> **RECORDED DATA**
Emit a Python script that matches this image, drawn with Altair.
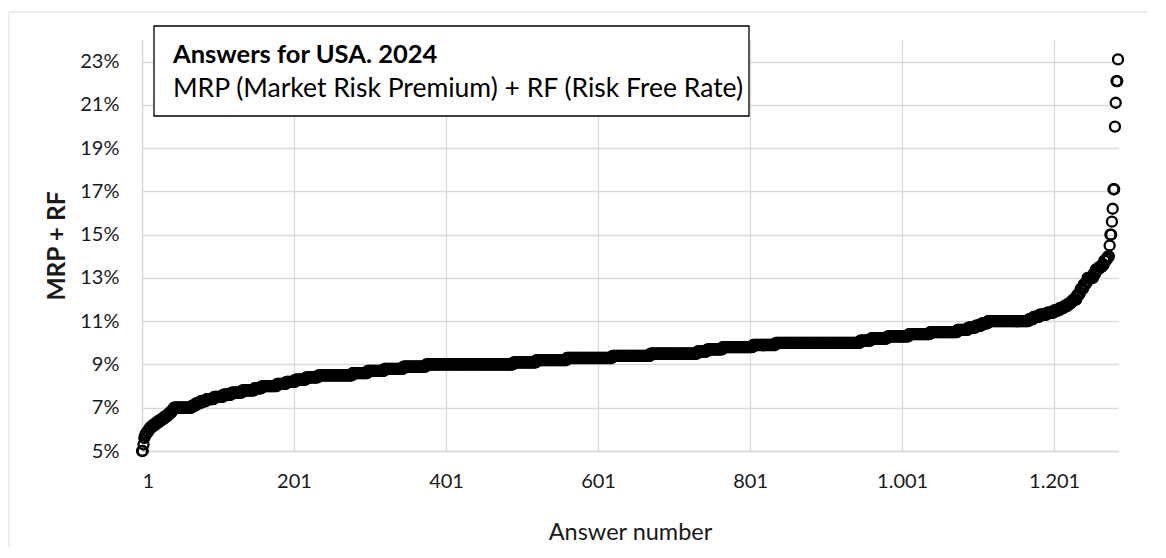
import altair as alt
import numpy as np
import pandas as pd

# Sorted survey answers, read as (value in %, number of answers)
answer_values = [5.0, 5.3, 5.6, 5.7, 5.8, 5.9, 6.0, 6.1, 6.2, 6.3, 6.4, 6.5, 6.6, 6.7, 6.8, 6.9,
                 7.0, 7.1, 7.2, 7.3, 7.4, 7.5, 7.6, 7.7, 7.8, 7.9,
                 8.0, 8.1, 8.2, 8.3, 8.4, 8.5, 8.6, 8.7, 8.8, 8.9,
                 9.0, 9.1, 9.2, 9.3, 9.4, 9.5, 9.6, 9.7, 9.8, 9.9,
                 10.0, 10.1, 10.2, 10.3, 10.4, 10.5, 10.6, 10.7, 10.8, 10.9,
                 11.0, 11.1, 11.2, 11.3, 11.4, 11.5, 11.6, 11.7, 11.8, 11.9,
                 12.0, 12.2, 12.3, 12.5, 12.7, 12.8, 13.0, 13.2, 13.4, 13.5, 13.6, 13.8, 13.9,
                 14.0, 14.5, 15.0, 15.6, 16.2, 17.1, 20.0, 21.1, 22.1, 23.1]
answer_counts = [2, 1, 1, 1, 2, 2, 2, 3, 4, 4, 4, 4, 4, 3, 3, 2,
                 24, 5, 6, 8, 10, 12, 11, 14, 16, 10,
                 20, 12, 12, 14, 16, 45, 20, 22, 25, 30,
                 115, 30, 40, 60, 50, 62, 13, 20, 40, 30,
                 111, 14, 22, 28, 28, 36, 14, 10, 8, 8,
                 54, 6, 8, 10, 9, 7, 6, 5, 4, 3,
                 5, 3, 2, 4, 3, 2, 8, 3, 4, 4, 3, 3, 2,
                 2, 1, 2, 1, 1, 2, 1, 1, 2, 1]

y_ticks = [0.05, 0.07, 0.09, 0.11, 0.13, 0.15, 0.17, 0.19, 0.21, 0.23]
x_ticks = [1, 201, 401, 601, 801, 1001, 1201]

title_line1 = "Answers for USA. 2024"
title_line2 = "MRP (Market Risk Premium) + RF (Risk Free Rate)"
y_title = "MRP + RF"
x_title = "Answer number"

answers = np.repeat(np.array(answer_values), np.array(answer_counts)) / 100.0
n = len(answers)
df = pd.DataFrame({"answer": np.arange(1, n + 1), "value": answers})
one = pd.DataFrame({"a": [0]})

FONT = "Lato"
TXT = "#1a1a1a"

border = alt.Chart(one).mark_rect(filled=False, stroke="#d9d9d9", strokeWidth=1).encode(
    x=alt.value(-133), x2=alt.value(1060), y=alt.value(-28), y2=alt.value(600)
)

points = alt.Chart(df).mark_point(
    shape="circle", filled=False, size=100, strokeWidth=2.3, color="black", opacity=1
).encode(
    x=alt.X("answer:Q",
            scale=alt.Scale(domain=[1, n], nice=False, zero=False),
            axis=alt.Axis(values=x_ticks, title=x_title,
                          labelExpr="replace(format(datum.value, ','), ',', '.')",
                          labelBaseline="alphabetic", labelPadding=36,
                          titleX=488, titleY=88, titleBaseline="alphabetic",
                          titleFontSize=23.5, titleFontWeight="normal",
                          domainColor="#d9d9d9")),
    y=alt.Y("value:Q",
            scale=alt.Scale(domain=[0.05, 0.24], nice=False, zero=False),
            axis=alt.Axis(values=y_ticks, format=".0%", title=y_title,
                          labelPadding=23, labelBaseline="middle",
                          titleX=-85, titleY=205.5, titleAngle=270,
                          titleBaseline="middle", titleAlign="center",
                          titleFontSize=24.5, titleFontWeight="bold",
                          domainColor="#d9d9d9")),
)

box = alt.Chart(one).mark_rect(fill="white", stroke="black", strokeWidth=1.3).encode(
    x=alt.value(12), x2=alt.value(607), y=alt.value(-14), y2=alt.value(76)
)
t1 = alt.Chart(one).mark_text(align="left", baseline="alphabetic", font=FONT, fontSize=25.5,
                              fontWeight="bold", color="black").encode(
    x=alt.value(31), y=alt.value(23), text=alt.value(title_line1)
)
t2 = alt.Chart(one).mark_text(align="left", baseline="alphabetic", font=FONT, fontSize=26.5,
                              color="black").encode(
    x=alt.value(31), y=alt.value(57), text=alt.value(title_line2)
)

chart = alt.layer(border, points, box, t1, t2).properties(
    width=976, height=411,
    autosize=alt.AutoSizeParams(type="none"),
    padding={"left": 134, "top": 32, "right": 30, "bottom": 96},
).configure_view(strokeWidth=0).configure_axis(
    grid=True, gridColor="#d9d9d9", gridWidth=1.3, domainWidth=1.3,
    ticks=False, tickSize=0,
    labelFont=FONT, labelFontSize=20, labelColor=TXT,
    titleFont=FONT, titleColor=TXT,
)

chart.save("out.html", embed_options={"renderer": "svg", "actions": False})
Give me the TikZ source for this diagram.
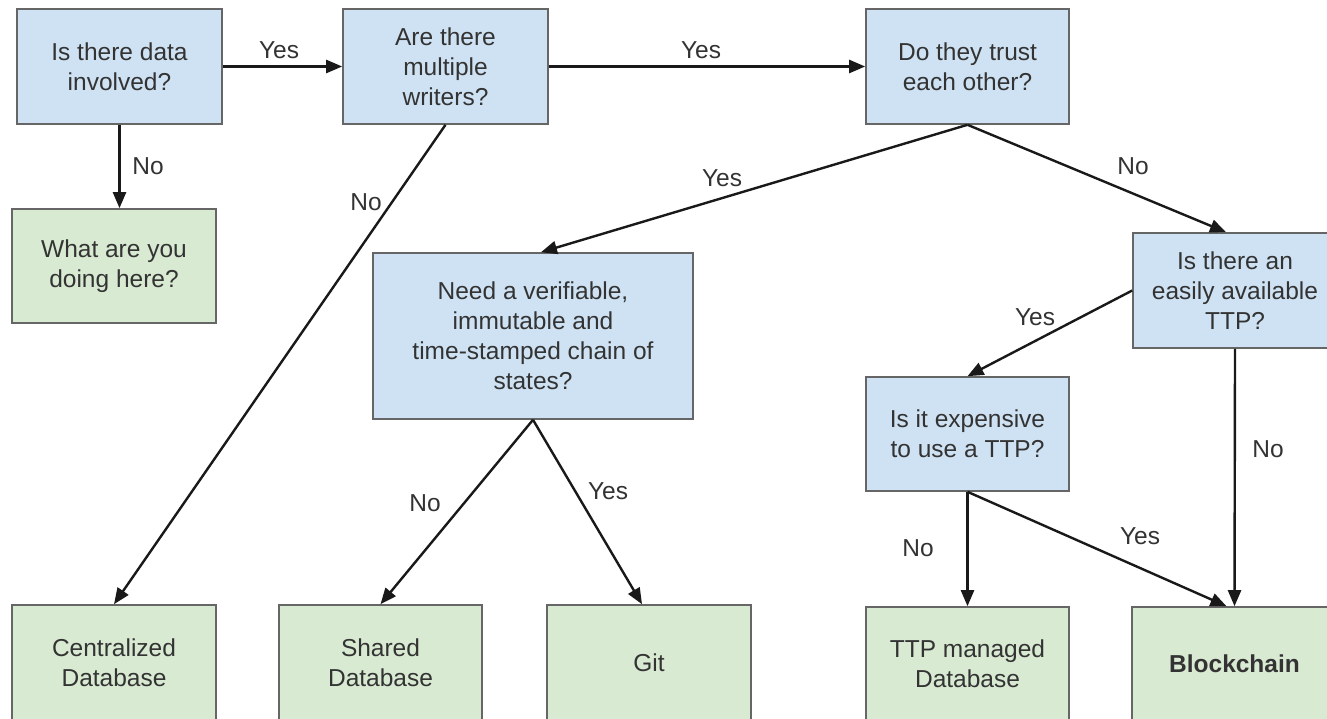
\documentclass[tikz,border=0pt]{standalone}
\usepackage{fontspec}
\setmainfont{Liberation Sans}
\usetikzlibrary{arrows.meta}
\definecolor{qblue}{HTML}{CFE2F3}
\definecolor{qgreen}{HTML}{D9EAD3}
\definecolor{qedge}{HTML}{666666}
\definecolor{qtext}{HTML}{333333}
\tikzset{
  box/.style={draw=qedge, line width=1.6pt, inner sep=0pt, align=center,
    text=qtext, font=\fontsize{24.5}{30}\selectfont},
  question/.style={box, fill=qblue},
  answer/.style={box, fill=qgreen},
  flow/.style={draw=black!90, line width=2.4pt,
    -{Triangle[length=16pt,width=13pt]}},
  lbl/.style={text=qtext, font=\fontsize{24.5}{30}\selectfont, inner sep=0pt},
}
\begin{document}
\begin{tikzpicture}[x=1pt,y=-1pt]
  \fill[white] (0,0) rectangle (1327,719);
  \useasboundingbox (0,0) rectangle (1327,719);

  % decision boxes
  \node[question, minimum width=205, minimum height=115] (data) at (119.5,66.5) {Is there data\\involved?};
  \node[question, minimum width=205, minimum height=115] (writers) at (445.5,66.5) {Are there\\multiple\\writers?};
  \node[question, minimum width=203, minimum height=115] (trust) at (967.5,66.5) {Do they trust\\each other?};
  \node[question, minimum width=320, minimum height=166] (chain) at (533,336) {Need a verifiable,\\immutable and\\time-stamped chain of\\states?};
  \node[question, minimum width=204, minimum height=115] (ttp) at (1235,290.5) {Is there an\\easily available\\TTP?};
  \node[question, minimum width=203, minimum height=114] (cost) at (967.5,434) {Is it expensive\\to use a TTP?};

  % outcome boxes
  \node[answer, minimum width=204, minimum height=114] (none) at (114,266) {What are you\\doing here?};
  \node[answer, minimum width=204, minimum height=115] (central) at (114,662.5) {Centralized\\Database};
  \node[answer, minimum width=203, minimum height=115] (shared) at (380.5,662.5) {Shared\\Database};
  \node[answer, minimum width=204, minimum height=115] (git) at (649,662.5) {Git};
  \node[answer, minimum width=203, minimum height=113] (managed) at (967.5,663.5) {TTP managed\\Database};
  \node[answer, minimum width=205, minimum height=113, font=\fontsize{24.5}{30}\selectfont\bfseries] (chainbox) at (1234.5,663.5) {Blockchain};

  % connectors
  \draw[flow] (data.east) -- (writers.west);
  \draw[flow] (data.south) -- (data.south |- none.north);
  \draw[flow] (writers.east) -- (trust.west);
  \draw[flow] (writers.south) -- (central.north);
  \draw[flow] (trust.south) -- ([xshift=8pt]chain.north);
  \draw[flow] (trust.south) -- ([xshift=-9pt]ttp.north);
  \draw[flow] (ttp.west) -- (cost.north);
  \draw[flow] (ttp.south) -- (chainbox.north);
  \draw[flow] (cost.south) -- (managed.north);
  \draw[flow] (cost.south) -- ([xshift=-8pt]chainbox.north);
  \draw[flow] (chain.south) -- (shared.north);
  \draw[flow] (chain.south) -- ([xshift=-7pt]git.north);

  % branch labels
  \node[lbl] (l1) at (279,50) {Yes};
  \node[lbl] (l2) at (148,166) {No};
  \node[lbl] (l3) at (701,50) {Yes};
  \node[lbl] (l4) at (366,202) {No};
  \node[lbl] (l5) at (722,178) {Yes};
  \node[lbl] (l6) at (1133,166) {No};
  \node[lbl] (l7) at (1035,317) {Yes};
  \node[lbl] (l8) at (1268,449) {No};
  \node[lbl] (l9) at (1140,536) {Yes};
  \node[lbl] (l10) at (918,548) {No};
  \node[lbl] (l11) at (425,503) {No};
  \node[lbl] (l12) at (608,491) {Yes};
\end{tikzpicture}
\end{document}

> **PROBLEM TO WORK ON**
In the listing above, find the line with "Give me the TikZ source for this diagram." and the line with "width=203, minimum height=114]". Copy both of them and every line between, exactly, but not the pictures.

> **CORRECT RESULT**
Give me the TikZ source for this diagram.
\documentclass[tikz,border=0pt]{standalone}
\usepackage{fontspec}
\setmainfont{Liberation Sans}
\usetikzlibrary{arrows.meta}
\definecolor{qblue}{HTML}{CFE2F3}
\definecolor{qgreen}{HTML}{D9EAD3}
\definecolor{qedge}{HTML}{666666}
\definecolor{qtext}{HTML}{333333}
\tikzset{
  box/.style={draw=qedge, line width=1.6pt, inner sep=0pt, align=center,
    text=qtext, font=\fontsize{24.5}{30}\selectfont},
  question/.style={box, fill=qblue},
  answer/.style={box, fill=qgreen},
  flow/.style={draw=black!90, line width=2.4pt,
    -{Triangle[length=16pt,width=13pt]}},
  lbl/.style={text=qtext, font=\fontsize{24.5}{30}\selectfont, inner sep=0pt},
}
\begin{document}
\begin{tikzpicture}[x=1pt,y=-1pt]
  \fill[white] (0,0) rectangle (1327,719);
  \useasboundingbox (0,0) rectangle (1327,719);

  % decision boxes
  \node[question, minimum width=205, minimum height=115] (data) at (119.5,66.5) {Is there data\\involved?};
  \node[question, minimum width=205, minimum height=115] (writers) at (445.5,66.5) {Are there\\multiple\\writers?};
  \node[question, minimum width=203, minimum height=115] (trust) at (967.5,66.5) {Do they trust\\each other?};
  \node[question, minimum width=320, minimum height=166] (chain) at (533,336) {Need a verifiable,\\immutable and\\time-stamped chain of\\states?};
  \node[question, minimum width=204, minimum height=115] (ttp) at (1235,290.5) {Is there an\\easily available\\TTP?};
  \node[question, minimum width=203, minimum height=114] (cost) at (967.5,434) {Is it expensive\\to use a TTP?};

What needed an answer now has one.